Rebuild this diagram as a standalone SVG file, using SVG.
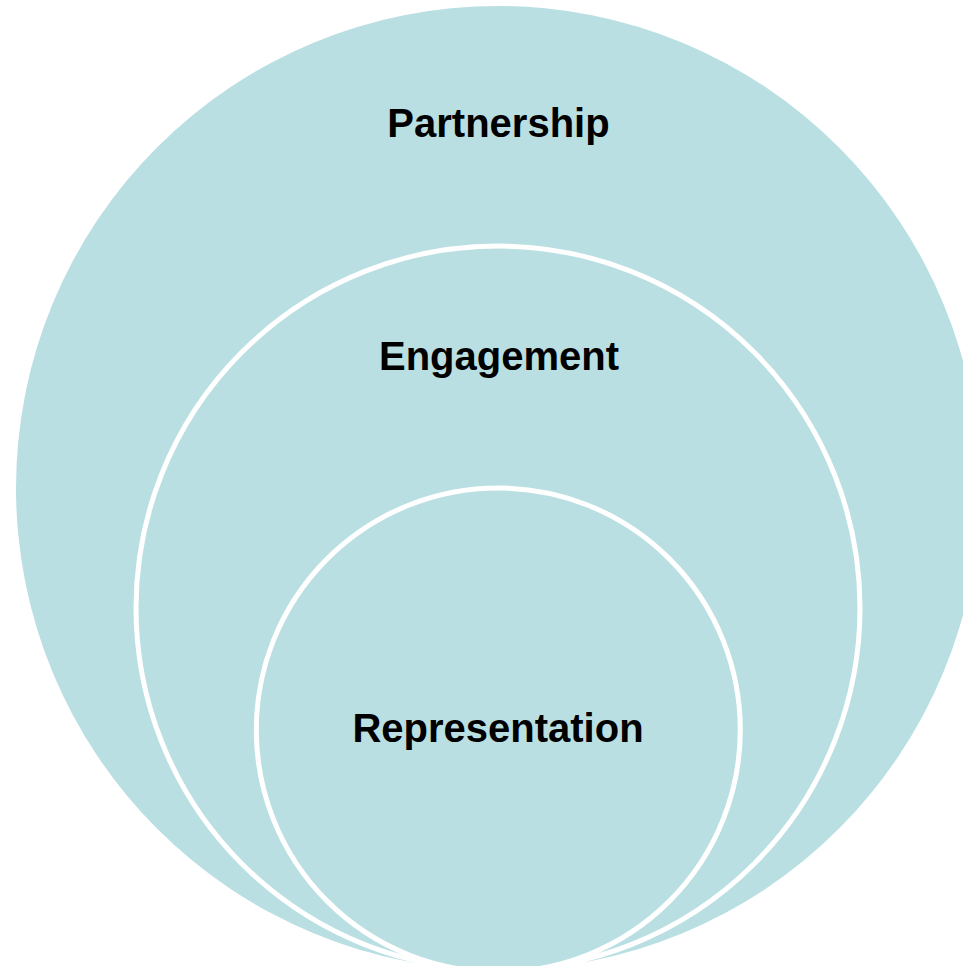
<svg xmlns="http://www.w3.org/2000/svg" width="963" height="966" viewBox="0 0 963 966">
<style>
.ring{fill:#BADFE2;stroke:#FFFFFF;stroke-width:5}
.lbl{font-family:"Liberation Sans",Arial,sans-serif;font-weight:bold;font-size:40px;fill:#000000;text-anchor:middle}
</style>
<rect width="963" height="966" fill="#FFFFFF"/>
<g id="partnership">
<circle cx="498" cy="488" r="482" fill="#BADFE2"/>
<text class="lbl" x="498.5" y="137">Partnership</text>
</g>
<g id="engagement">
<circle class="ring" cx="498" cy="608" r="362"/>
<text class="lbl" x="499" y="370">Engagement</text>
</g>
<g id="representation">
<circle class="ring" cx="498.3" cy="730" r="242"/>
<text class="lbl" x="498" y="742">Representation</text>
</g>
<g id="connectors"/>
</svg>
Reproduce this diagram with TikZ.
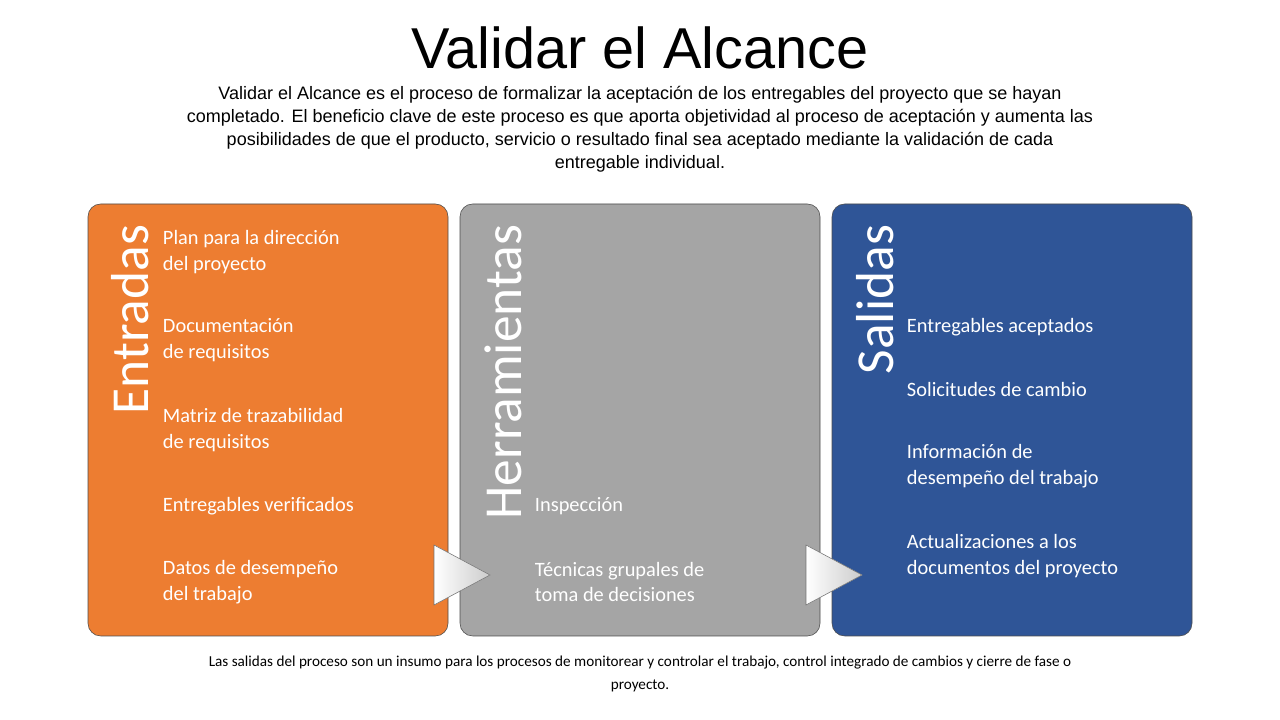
* * * *
» **INSTRUCTIONS TO FOLLOW**
Copy out each line of the data where the string "this" appears.

» **FULL ANSWER**
Rebuild this diagram as a standalone SVG file, using SVG.
Reproduce this diagram with TikZ.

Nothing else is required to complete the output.